PULSE POINTS:
❓What Happened: A U.S. Department of Education investigation into allegations that Maine violated Title IX by allowing men to compete in women’s sports has been referred to the Department of Justice (DOJ) for enforcement action.
👥 Who’s Involved: The U.S. Department of Education, U.S. Department of Justice, Governor Janet Mills (D-ME), and Acting Assistant Secretary for Civil Rights Craig Trainor.
📍 Where & When: The actions are taking place in Maine, with the investigation prompted by an incident in February where a biological male won a Maine women’s high school pole vaulting championship.
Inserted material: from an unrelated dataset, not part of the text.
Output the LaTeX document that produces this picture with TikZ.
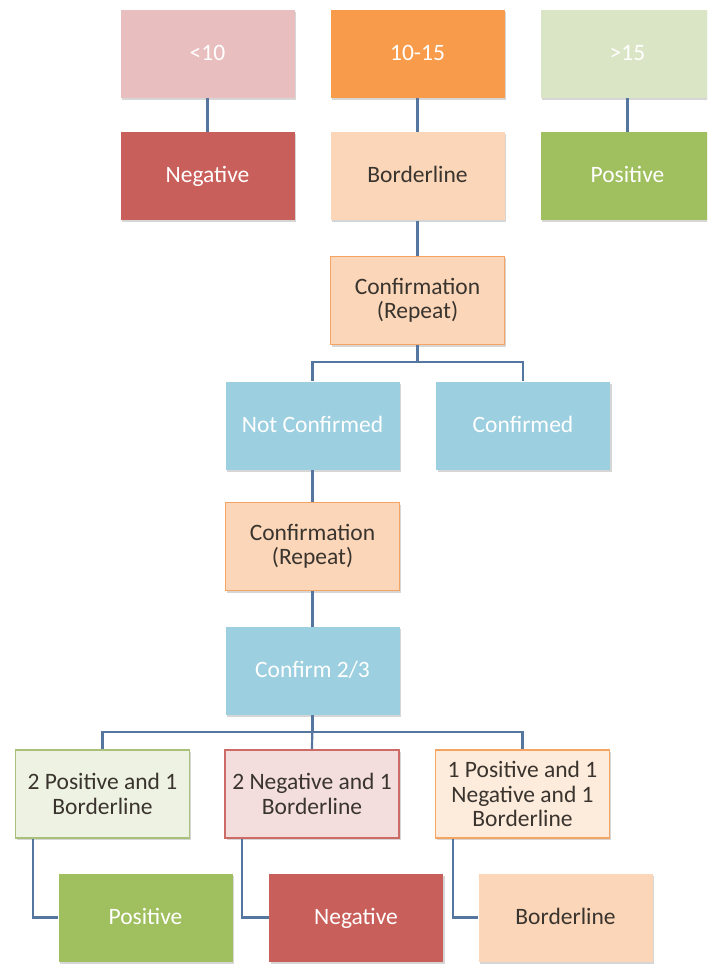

💬 Key Quote: “The Department has given Maine every opportunity to come into compliance with Title IX, but the state’s leaders have stubbornly refused to do so,” states Department of Education Acting Assistant Secretary for Civil Rights Craig Trainor.
⚠️ Impact: Maine faces loss of federal education funding, with state officials saying they will defend Maine’s transgender athlete policy in federal court.
IN FULL:
The U.S. Department of Justice (DOJ) is taking over a Title IX violation case in Maine, signaling it will launch legal action against the state following an investigation by the Department of Education. In February, a biologically male high school athlete—who goes by Katie Spencer—won the state’s Class B girls’ pole vaulting championship, prompting a federal investigation into whether the state violated an Executive Order signed by President Donald J. Trump barring males from participating in women’s sports.
“The Department has given Maine every opportunity to come into compliance with Title IX, but the state’s leaders have stubbornly refused to do so, choosing instead to prioritize an extremist ideological agenda over their students’ safety, privacy, and dignity,” the Department of Education’s Acting Assistant Secretary for Civil Rights Craig Trainor said in a statement. He added: “The Maine Department of Education will now have to defend its discriminatory practices before a Department administrative law judge and in a federal court against the Justice Department. Governor Mills would have done well to adhere to the wisdom embedded in the old idiom—be careful what you wish for. Now she will see the Trump Administration in court.”
🔥 President Trump calls Maine Gov. Janet Mills (D) out to her face over her refusal to comply with the executive order keeping men out of women’s sports:
“You better do it — because you’re not going to get any federal funding at all if you don’t.” pic.twitter.com/uMUZsy1j6t
— Rapid Response 47 (@RapidResponse47) February 21, 2025
Maine’s assistant attorney general, Sarah Foster, contends that her state’s policy allowing biologically male transgender athletes to compete in women’s sports is Title IX compliant. “Nothing in Title IX or its implementing regulations prohibits schools from allowing transgender girls and women to participate on girls’ and women’s sports teams,” Foster argued in a letter to the DOJ. She added: “Your letters to date do not cite a single case that so holds. To the contrary, various federal courts have held that Title IX and/or the Equal Protection Clause require schools to allow such participation.”
In late February, Maine Governor Janet Mills (D) clashed with Trump during a lunch event at the White House when the President pressed Mills on whether her state would comply with his women’s sports directive. When the Maine Democrat insisted that her state was already in compliance, President Trump shot back: “Well, we are the federal law… You’d better do it, because you’re not going to get any federal funding at all if you don’t.”
Following the White House exchange, the U.S. Department of Education launched an investigation to determine whether Maine had violated Title IX regulations. Subsequently, the Trump administration has moved to cut federal funding for the Maine Department of Education (MDOE) over the state’s refusal to comply with Trump’s women’s sports order.
The National Pulse reported in March that the University of Maine System (UMS) reached an agreement with the U.S. Department of Agriculture (USDA) to adhere to Trump’s Executive Order. UMS, comprising eight public universities in Maine, faced a suspension of federal funding from the USDA.